Don't you wish people had to read certain books before they began blogging about gender issues? Cordelia Fine's Delusions of Gender: How Our Minds, Society, and Neurosexism Create Difference is a book* that should be on that pre-req list.

Fine holds a PhD in psychology and is an Honorary Research Fellow at the University of Melbourne's Department of Psychology. Her latest book is devoted to synthesizing the research that challenges common assumptions about the "ingrained" differences between men and women. Although her book contains more than 80 pages of end notes, the text itself comes in at a somewhat breezy 239 pages. Fine's writing style is both clear and humorous, making it very readable for a book that summarizes study after study.

For many feminist readers of this blog, I question whether Fine's arguments will be all that new. Many feminists are already highly skeptical of the notion that there are vast psychological "in-born" differences between men and women (for a general audience, I'm sure many of Fine's observations would be groundbreaking). Where the book may add the most value to feminist audiences is that it's a study-based resource one can use when countering that pseudo-scientific Men Are From Mars, Women Are From Venus bullshit that passes for "common sense" and which serves to justify both gender policing and the gender status quo.

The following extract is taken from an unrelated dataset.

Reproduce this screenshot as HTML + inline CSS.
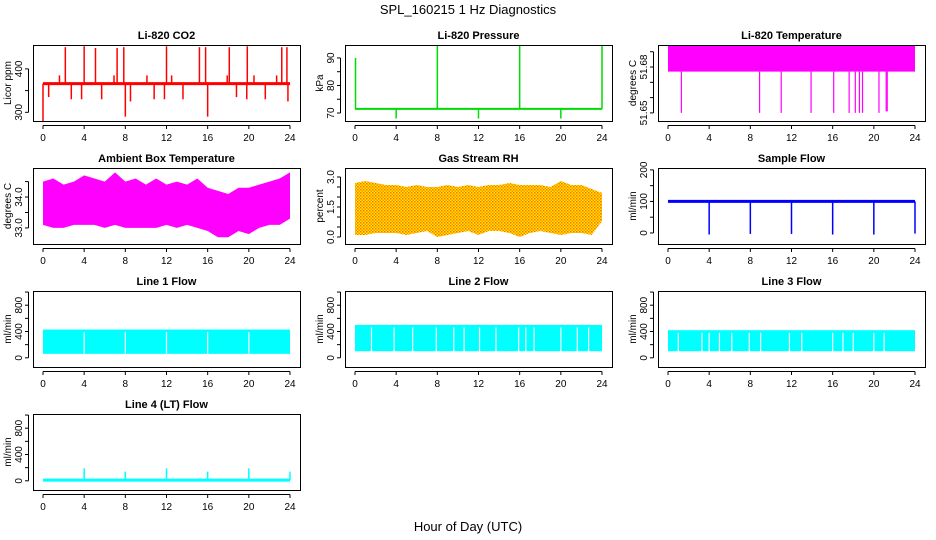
<!DOCTYPE html>
<html><head><meta charset="utf-8"><style>
html,body{margin:0;padding:0;background:#fff;}
svg{display:block;font-family:"Liberation Sans",sans-serif;}
</style></head><body>
<svg id="c" width="936" height="540" viewBox="0 0 936 540" xmlns="http://www.w3.org/2000/svg">
<defs>
<pattern id="rhpat" width="3" height="3" patternUnits="userSpaceOnUse">
<rect width="3" height="3" fill="#ffee00"/><rect x="0" y="0" width="1.5" height="1.5" fill="#ff6a00"/><rect x="1.5" y="1.5" width="1.5" height="1.5" fill="#ff8c00"/>
</pattern>
</defs>
<text x="468" y="14" text-anchor="middle" font-size="13">SPL_160215  1 Hz Diagnostics</text>
<text x="468" y="531" text-anchor="middle" font-size="13">Hour of Day (UTC)</text>
</svg>
<script>
// ---- data ----
const xTicks = [0,4,8,12,16,20,24];
const co2Base = 366;
const co2SpikeHours = [0.0,0.55,1.6,2.17,2.75,3.75,4.0,5.1,5.7,6.9,7.2,7.85,8.0,8.5,10.1,10.8,11.8,12.0,12.5,13.6,15.2,15.8,16.0,17.9,18.1,18.8,19.8,19.85,20.5,21.6,22.7,23.2,23.7,23.8];
const co2SpikeValues = [280,335,385,450,330,330,452,448,330,385,448,450,290,325,385,330,330,452,385,330,450,450,290,385,450,335,330,452,385,330,385,450,450,325];
const presBase = 71.5;
const presSpikeHours = [0.05,4,8,12,16,20,24];
const presSpikeValues = [90,68,94.5,68,94.5,68,94.5];
const tempTop = 51.694;
const tempBandLow = 51.677;
const tempDropHours = [1.3,8.9,11.0,13.9,16.1,17.6,18.2,18.6,18.9,20.5,21.2,21.3];
const tempDropValues = [51.65,51.65,51.65,51.65,51.65,51.65,51.65,51.65,51.65,51.65,51.651,51.651];
const hours = [0,1,2,3,4,5,6,7,8,9,10,11,12,13,14,15,16,17,18,19,20,21,22,23,24];
const ambUpper = [34.5,34.6,34.4,34.5,34.7,34.6,34.5,34.8,34.5,34.6,34.4,34.6,34.4,34.5,34.4,34.6,34.3,34.2,34.1,34.3,34.3,34.4,34.5,34.6,34.8];
const ambLower = [33.1,33.0,33.0,33.1,33.1,33.1,33.0,33.1,33.0,33.0,33.0,33.0,33.1,33.0,33.1,33.0,32.9,32.7,32.7,32.9,32.8,33.0,33.1,33.1,33.3];
const rhUpper = [2.7,2.8,2.7,2.6,2.6,2.5,2.6,2.5,2.5,2.6,2.5,2.6,2.5,2.6,2.6,2.7,2.6,2.6,2.6,2.5,2.8,2.6,2.6,2.4,2.2];
const rhLower = [0.1,0.1,0.2,0.2,0.2,0.1,0.2,0.3,0.0,0.1,0.2,0.3,0.1,0.3,0.3,0.2,0.0,0.2,0.3,0.2,0.1,0.2,0.2,0.1,0.8];
const flowBase = 100;
const flowDipHours = [4,8,12,16,20,24];
const flowDipValues = [-5,-3,-3,-5,-5,-2];
const l1Upper = 430, l1Lower = 60;
const l1GapHours = [4,8,12,16,20];
const l2Upper = 500, l2Lower = 100;
const l2GapHours = [1.6,3.8,5.6,7.9,9.6,10.6,12.1,13.7,15.9,16.6,17.4,20.0,21.6,22.7];
const l3Upper = 420, l3Lower = 100;
const l3GapHours = [1.0,3.3,4.0,5.0,6.2,7.9,9.0,11.8,13.0,16.0,17.0,18.0,20.0,21.0];
const l4Base = 10;
const l4SpikeHours = [4,8,12,16,20,24];
const l4SpikeValues = [190,140,190,140,190,140];

// ---- drawing ----
const svg = document.getElementById('c');
const NS = 'http://www.w3.org/2000/svg';
function mk(tag, attrs, parent){ const e=document.createElementNS(NS,tag); for(const k in attrs) e.setAttribute(k,attrs[k]); (parent||svg).appendChild(e); return e; }
const colL=[33,345,658], rowT=[45,168,291,414], W=267, H=76;

function panel(col,row,title,ylab,ymin,ymax,yticks,ylabels,name){
  const L=colL[col], T=rowT[row], R=L+W, B=T+H;
  const g = mk('g',{});
  
  
  const xs = h => L+10 + (h/24)*(W-20);
  const ys = v => B - (v-ymin)/(ymax-ymin)*H;
  const t = mk('text',{x:(L+R)/2,y:T-6,'text-anchor':'middle','font-size':'11','font-weight':'bold'},g);
  t.textContent = title;
  
  
  const yl = mk('text',{x:0,y:0,'text-anchor':'middle','font-size':'10',transform:`translate(${L-22},${(T+B)/2}) rotate(-90)`},g);
  yl.textContent = ylab;
  
  
  const plot = mk('g',{},g);
  
  
  // axes
  const ax = mk('g',{stroke:'#000','stroke-width':'1',fill:'none'},g);
  
  
  mk('rect',{x:L+0.5,y:T+0.5,width:W,height:H},ax);
  mk('line',{x1:xs(0),x2:xs(24),y1:B+4.5,y2:B+4.5},ax);
  xTicks.forEach(h=>{
    mk('line',{x1:xs(h),x2:xs(h),y1:B+4.5,y2:B+8},ax);
    const tl = mk('text',{x:xs(h),y:B+20,'text-anchor':'middle','font-size':'10',fill:'#000',stroke:'none'},g);
    tl.textContent = h;
    
    
  });
  mk('line',{x1:L-4.5,x2:L-4.5,y1:ys(yticks[0]),y2:ys(yticks[yticks.length-1])},ax);
  yticks.forEach((v,i)=>{
    mk('line',{x1:L-8,x2:L-4.5,y1:ys(v),y2:ys(v)},ax);
    if(ylabels[i]!==''){
      const tl = mk('text',{x:0,y:0,'text-anchor':'middle','font-size':'10',fill:'#000',stroke:'none',transform:`translate(${L-11},${ys(v)}) rotate(-90)`},g);
      tl.textContent = ylabels[i];
      
      
    }
  });
  return {xs,ys,plot,L,T,R,B};
}
function vline(p,h,v1,v2,col,w){ return mk('line',{x1:p.xs(h),x2:p.xs(h),y1:p.ys(v1),y2:p.ys(v2),stroke:col,'stroke-width':w||1.5},p.plot); }
function envelope(p,hs,up,lo,fill){
  let d='M'+hs.map((h,i)=>p.xs(h)+','+p.ys(up[i])).join('L');
  for(let i=hs.length-1;i>=0;i--) d+='L'+p.xs(hs[i])+','+p.ys(lo[i]);
  return mk('path',{d:d+'Z',fill:fill},p.plot);
}

// CO2
let p = panel(0,0,'Li-820 CO2','Licor ppm',280,455,[300,350,400],['300','','400'],'co2');
co2SpikeHours.forEach((h,i)=>vline(p,h,co2Base,co2SpikeValues[i],'#ff0000',1.5));
mk('line',{x1:p.xs(0),x2:p.xs(24),y1:p.ys(co2Base),y2:p.ys(co2Base),stroke:'#ff0000','stroke-width':3},p.plot);
// Pressure
p = panel(1,0,'Li-820 Pressure','kPa',67.1,94.7,[70,75,80,85,90],['70','','80','','90'],'pressure');
mk('line',{x1:p.xs(0),x2:p.xs(24),y1:p.ys(presBase),y2:p.ys(presBase),stroke:'#00dd00','stroke-width':2},p.plot);
presSpikeHours.forEach((h,i)=>{ vline(p,h,presBase,presSpikeValues[i],'#00dd00',1.5); });
// Li-820 temperature
p = panel(2,0,'Li-820 Temperature','degrees C',51.6447,51.6944,[51.65,51.66,51.67,51.68,51.69],['51.65','','','51.68',''],'li820-temp');
mk('rect',{x:p.xs(0),y:p.ys(tempTop),width:p.xs(24)-p.xs(0),height:p.ys(tempBandLow)-p.ys(tempTop),fill:'#ff00ff'},p.plot);
tempDropHours.forEach((h,i)=>vline(p,h,tempBandLow,tempDropValues[i],'#ff00ff',1.2));
// Ambient
p = panel(0,1,'Ambient Box Temperature','degrees C',32.48,34.94,[33,33.5,34,34.5],['33.0','','34.0',''],'ambient-temp');
envelope(p,hours,ambUpper,ambLower,'#ff00ff');
// RH
p = panel(1,1,'Gas Stream RH','percent',-0.35,3.45,[0,0.5,1,1.5,2,2.5,3],['0.0','','','1.5','','','3.0'],'rh');
envelope(p,hours,rhUpper,rhLower,'url(#rhpat)');
// Sample flow
p = panel(2,1,'Sample Flow','ml/min',-35,206,[0,50,100,150,200],['0','','100','','200'],'sample-flow');
mk('line',{x1:p.xs(0),x2:p.xs(24),y1:p.ys(flowBase),y2:p.ys(flowBase),stroke:'#0000ff','stroke-width':3},p.plot);
flowDipHours.forEach((h,i)=>vline(p,h,flowBase,flowDipValues[i],'#0000ff',1.5));
// Line flows
function bandFlow(col,row,title,name,up,lo,gaps){
  const q = panel(col,row,title,'ml/min',-140,1016,[0,200,400,600,800,1000],['0','','400','','800',''],name);
  mk('rect',{x:q.xs(0),y:q.ys(up),width:q.xs(24)-q.xs(0),height:q.ys(lo)-q.ys(up),fill:'#00ffff'},q.plot);
  gaps.forEach(h=>vline(q,h,lo,up-40,'#ffffff',1.2));
  return q;
}
bandFlow(0,2,'Line 1 Flow','line1-flow',l1Upper,l1Lower,l1GapHours);
bandFlow(1,2,'Line 2 Flow','line2-flow',l2Upper,l2Lower,l2GapHours);
bandFlow(2,2,'Line 3 Flow','line3-flow',l3Upper,l3Lower,l3GapHours);
p = panel(0,3,'Line 4 (LT) Flow','ml/min',-140,1016,[0,200,400,600,800,1000],['0','','400','','800',''],'line4-flow');
mk('line',{x1:p.xs(0),x2:p.xs(24),y1:p.ys(l4Base),y2:p.ys(l4Base),stroke:'#00ffff','stroke-width':3},p.plot);
l4SpikeHours.forEach((h,i)=>vline(p,h,l4Base,l4SpikeValues[i],'#00ffff',1.5));
</script>
</body></html>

Weaving in historical accounts of "experts" (mis)using science to assert a variety of explanations for women's "natural" inferiority to men ("women lack sufficient heat to boil the blood and purify the soul, that their heads are too small, their wombs too big, their hormones too debilitating"), Fine draws parallels to the newer field of neuroscience and warns against making similar mistakes.

One neuroimaging study used to support the proposition that "men are thinkers and women are feelers," for instance, relied on observed sex differences in blood flow to different parts of the brain. To demonstrate that such "differences" might be spurious, another set of researchers scanned a dead salmon while showing it "emotionally charged photographs." Then, "[u]sing standard statistical procedures, they found significant brain activity in one small region of the dead fish's brain while it performed the empathizing task, compared with brain activity during 'rest.'"

The study serves as a reminder to be wary of "inferring a psychological state from brain activity" and, consequently, of inferring sex differences in psychological states. Fine includes many more examples and counter-arguments to various neuroscience claims.

She also takes some big names in gender essentialism to task for their claims regarding the innate differences between women and men and for writing books and arguments that lack in scientific rigor and accuracy.

Simon Baron-Cohen's "Empathy Quotient" questionnaire that asks people to rate their skill and inclination for empathy, for instance, labels those who score high on the test as having a "female brain." And yet, less than half of all women tested, Fine notes, score high enough on the test to have a brain that's considered a "female brain." Then, undercutting the assumption that Baron-Cohen's test even measures empathy are the studies Fine cites demonstrating that "people's ratings of their own social sensitivity, empathy, femininity, and thoughtfulness are virtually useless when it comes to predicting actual interpersonal accuracy."

Whooops. It looks like maybe women report that they're super-empathetic because women are supposed to be super-empathetic, not because they are actually more empathetic than men.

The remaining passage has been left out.